孔子“仁爱”的第一种心理动因是“报恩心”和“同情心”,报恩心主要指孝道,孝就是爱父母,这是人最真实、最基本的情感,是其他情感的基础。因为人一出生首先享受到的就是父母的怀抱之爱,个人最基本的利益是父母给的,不孝就会心不安。个人的一部分利益又是社会和他人给的,只不过父母给我们的利益多,而他人给我们的利益少罢了。这样,如果能爱父母,便能推而广之爱其他人,如果不能爱父母,那又怎么去爱那些给我们的利益少于父母的人呢?所以孝乃为仁的根本。关于为仁的方法,孔子推崇“忠恕”之道。即己欲立则立人,己欲达则达人,己所不欲,勿施于人,这也就是孔子的同情心理论。孔子认为只要及人,以同情心待人,便可达到仁的境界。孔子的仁爱是层层外推之爱,是植根于人的本性的,是人心自然而然萌发出来的。但是,同样自然的是,别人对我的爱总要少于父母对我的爱,所以爱父母总要胜于爱其他人,爱是有差等的。“仁爱”的第二个心理动因是完善自我品德之心。孔子认为“仁”是人之所以为人的根据,所以,为了完善自己的道德品质,实现人之为人者,就必须实行仁。可见,孔子仁爱的心理动因,无非两种感情,一种是源于个人需要的感情,是为了完善自我道德,满足自我道德需要。一种源于个人非道德需要的感情,人所以有爱人之心,一方面是因为他有报恩心,他懂得个人利益是他人给的,另一方面是因为他有同情心,能够推己及人。

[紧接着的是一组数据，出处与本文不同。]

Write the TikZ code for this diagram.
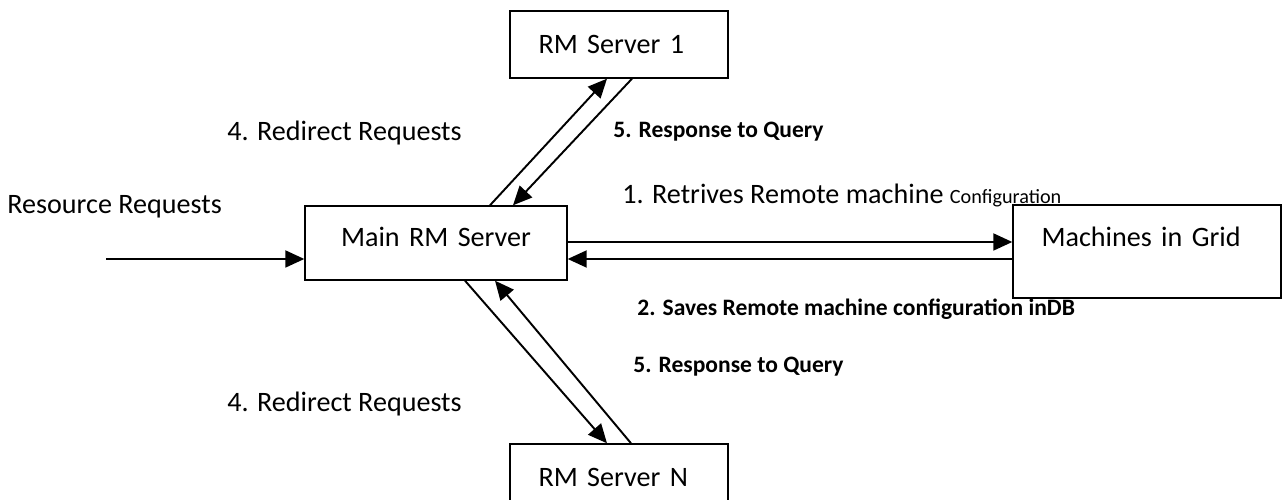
\documentclass[tikz,border=0pt]{standalone}
\usepackage{fontspec}
\setmainfont{Carlito}
\usetikzlibrary{arrows.meta}

\begin{document}
\begin{tikzpicture}
	\tikzstyle{serveur}=[rectangle,draw=black,line width=0.8pt,align=left,
	inner xsep=0.57cm,inner ysep=0pt,text height=0.36cm,text depth=0pt,
	font=\fontsize{16}{19}\selectfont]
	\tikzstyle{etiquette}=[anchor=base west,inner sep=0pt,
	font=\fontsize{16}{19}\selectfont]
	\tikzstyle{note}=[anchor=base west,inner sep=0pt,
	font=\fontsize{13.4}{16}\selectfont\bfseries]

	\useasboundingbox (0,0) rectangle (25.66,10);

	\node[serveur,text width=3.22cm,minimum height=1.34cm] (rm1) at (12.38,9.11) {RM Server 1};
	\node[serveur,align=center,inner xsep=0.4cm,text width=4.44cm,
	minimum height=1.48cm,text depth=0.2cm] (main) at (8.72,5.14) {Main RM Server};
	\node[serveur,text width=4.22cm,minimum height=1.86cm,text depth=0.54cm] (grid) at (22.94,4.97) {Machines in Grid};
	\node[serveur,text width=3.22cm,minimum height=1.34cm] (rmn) at (12.38,0.45) {RM Server N};

	\node[etiquette] (resreq) at (0.14,5.72) {Resource Requests};
	\node[etiquette] (redir1) at (4.54,7.18) {4. Redirect Requests};
	\node[etiquette] (redirn) at (4.54,1.76) {4. Redirect Requests};
	\node[etiquette] (retrive) at (12.44,5.92) {1. Retrives Remote machine
	{\fontsize{11.5}{14}\selectfont Configuration}};
	\node[note] (resp1) at (12.26,7.25) {5. Response to Query};
	\node[note] (saves) at (12.74,3.69) {2. Saves Remote machine configuration inDB};
	\node[note] (respn) at (12.66,2.55) {5. Response to Query};

	\tikzstyle{suite}=[-{Triangle[length=0.38cm,width=0.34cm]},line width=1.1pt]

	\coordinate (entree) at (2.12,4.82);
	\draw[suite] (entree) -- (entree -| main.west);
	\draw[suite] ([xshift=1.08cm]main.north) -- ([xshift=-0.24cm]rm1.south);
	\draw[suite] ([xshift=0.26cm]rm1.south) -- ([xshift=1.54cm]main.north);
	\draw[suite] ([xshift=0.58cm]main.south) -- ([xshift=-0.24cm]rmn.north);
	\draw[suite] ([xshift=0.24cm]rmn.north) -- ([xshift=1.18cm]main.south);
	\draw[suite] ([yshift=0.02cm]main.east) -- ([yshift=0.02cm]main.east -| grid.west);
	\draw[suite] ([yshift=-0.32cm]main.east -| grid.west) -- ([yshift=-0.32cm]main.east);
\end{tikzpicture}
\end{document}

与孔子强调爱的心理动因不同,墨子的兼爱强调的是功利动因。墨子的兼爱是基于功利主义的,是主体以自爱之心去爱与我相对待的客体。最终实现“投之以桃,抱之以李”,即唤起对方爱自己的目的,“夫爱人者,人亦从而爱之;利人者,人亦从而利之。”《墨子·兼爱中》。

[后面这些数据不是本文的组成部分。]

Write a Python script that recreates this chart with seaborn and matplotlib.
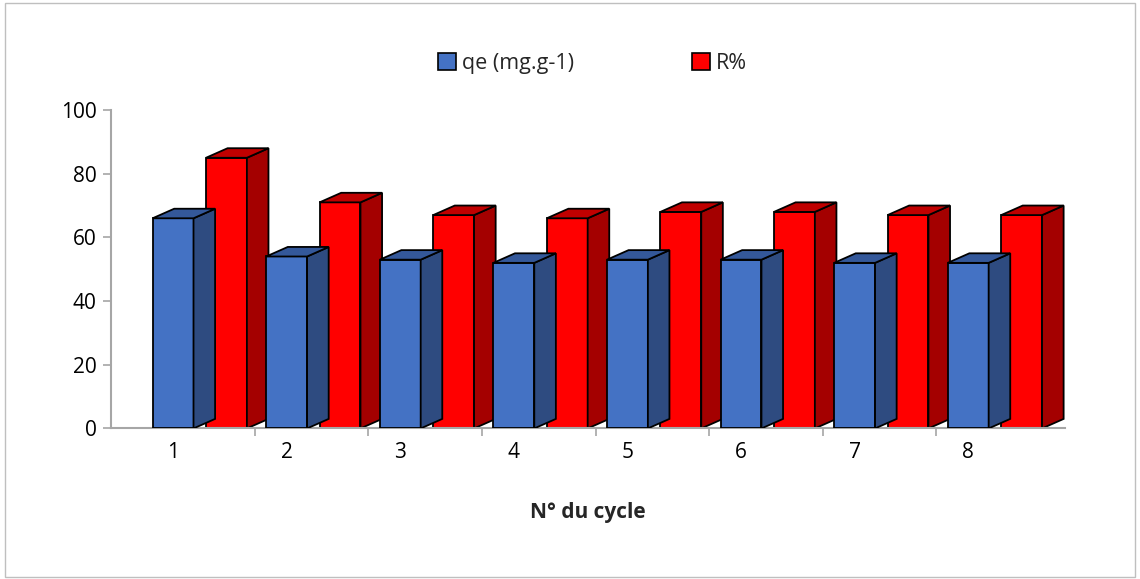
import matplotlib
matplotlib.use("Agg")
import matplotlib.pyplot as plt
import seaborn as sns
import pandas as pd
from matplotlib.patches import Polygon, Patch, Rectangle

# ---- data ----
cycles = [1, 2, 3, 4, 5, 6, 7, 8]
qe = [66, 54, 53, 52, 53, 53, 52, 52]
r_pct = [85, 71, 67, 66, 68, 68, 67, 67]
series_labels = ["qe (mg.g-1)", "R%"]
yticks = [0, 20, 40, 60, 80, 100]
xlabel = "N° du cycle"

# ---- style ----
BLUE, BLUE_SIDE, BLUE_TOP = "#4472C4", "#2E4B80", "#34589A"
RED, RED_SIDE, RED_TOP = "#FF0000", "#A40000", "#C00000"
BAR_W = 0.36
RED_SHIFT = 0.47
DX, DY = 0.19, 3.0

sns.set_theme(style="white")
plt.rcParams["font.family"] = ["Open Sans", "DejaVu Sans"]

fig = plt.figure(figsize=(11.4, 5.79), dpi=100)
ax = fig.add_axes([0.097, 0.26, 0.837, 0.55])

df_blue = pd.DataFrame({"pos": cycles, "val": qe})
df_red = pd.DataFrame({"pos": [c + RED_SHIFT for c in cycles], "val": r_pct})


def add_depth(patches, side, top, z):
    for p in patches:
        x0, y0 = p.get_x(), p.get_y()
        w, h = p.get_width(), p.get_height()
        x1, yt = x0 + w, y0 + h
        ax.add_patch(Polygon([(x1, y0), (x1, yt), (x1 + DX, yt + DY), (x1 + DX, y0 + DY)],
                             closed=True, facecolor=side, edgecolor="black",
                             linewidth=1.3, zorder=z))
        ax.add_patch(Polygon([(x0, yt), (x1, yt), (x1 + DX, yt + DY), (x0 + DX, yt + DY)],
                             closed=True, facecolor=top, edgecolor="black",
                             linewidth=1.3, zorder=z))


n0 = len(ax.patches)
sns.barplot(data=df_red, x="pos", y="val", native_scale=True, width=BAR_W,
            color=RED, saturation=1, edgecolor="black", linewidth=1.3,
            zorder=2, ax=ax)
red_patches = list(ax.patches[n0:])
add_depth(red_patches, RED_SIDE, RED_TOP, 2)

n1 = len(ax.patches)
sns.barplot(data=df_blue, x="pos", y="val", native_scale=True, width=BAR_W,
            color=BLUE, saturation=1, edgecolor="black", linewidth=1.3,
            zorder=4, ax=ax)
blue_patches = [p for p in ax.patches[n1:] if p not in red_patches]
add_depth(blue_patches[:len(cycles)], BLUE_SIDE, BLUE_TOP, 4)

ax.set_xlim(0.45, 8.85)
ax.set_ylim(0, 100)
ax.set_yticks(yticks)
ax.set_yticklabels([str(t) for t in yticks], fontsize=15, color="black")
ax.set_xticks(cycles)
ax.set_xticklabels([str(c) for c in cycles], fontsize=15, color="black")
ax.set_xticks([c + 0.72 for c in cycles[:-1]], minor=True)
ax.tick_params(axis="x", which="major", length=0, pad=10)
ax.tick_params(axis="x", which="minor", length=6, color="#A6A6A6", width=1.2,
               direction="out", bottom=True)
ax.tick_params(axis="y", length=6, color="#A6A6A6", width=1.2, direction="out",
               left=True, pad=4)
ax.set_xlabel(xlabel, fontsize=15, fontweight="bold", labelpad=28)
ax.set_ylabel("")
for s in ["top", "right"]:
    ax.spines[s].set_visible(False)
for s in ["left", "bottom"]:
    ax.spines[s].set_color("#A6A6A6")
    ax.spines[s].set_linewidth(1.5)

handles = [Patch(facecolor=BLUE, edgecolor="black", linewidth=1.2),
           Patch(facecolor=RED, edgecolor="black", linewidth=1.2)]
fig.legend(handles, series_labels, loc="center", bbox_to_anchor=(0.52, 0.89),
           ncol=2, frameon=False, fontsize=15.5, handlelength=0.8,
           handleheight=0.8, handletextpad=0.3, columnspacing=5.5)

fig.patches.append(Rectangle((0.004, 0.004), 0.992, 0.99, transform=fig.transFigure,
                             fill=False, edgecolor="#BFBFBF", linewidth=1.0))

fig.savefig("out.png", dpi=100)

另外,他的“兼爱”也是为了消除当时“国之与国相攻,家之与家相篡,人之与人相贼”的混乱局面。他说:“视人之身若其身,谁贼?”“视人之家若其家,谁乱?”“视人之国若其国,谁攻?”。那么,用什么来作为兼爱的保证呢?墨子认为博爱无私、没有亲疏远近、贫贱贵贱的天是兼爱的保证。天有意志,人顺之得赏,违之得罚,天志是衡量人间善恶的惟一标准和最高依据。而儒家不仅关注天,更重视人,注重人的内在修省即道德意识的苏醒和自觉,贯穿着道德的主体精神。儒家的仁爱除了以天作为外在的保证之外,还有内在的保证,更有一套由近及远,由亲及疏的环环相推的可循之路。可以说,儒家的仁爱是天道、人道相融合,内在与超越相统一的爱。而在这点上,墨子是有欠缺的,他只注重人的超越层面和现实性的探讨,而忽视了对人的内在心性的探究。因此,儒家的仁爱易转化为实际,而墨家的兼爱作为一种博爱,虽然是对仁爱的超越,但在血缘关系起重要作用的中国社会,就难免流于空想。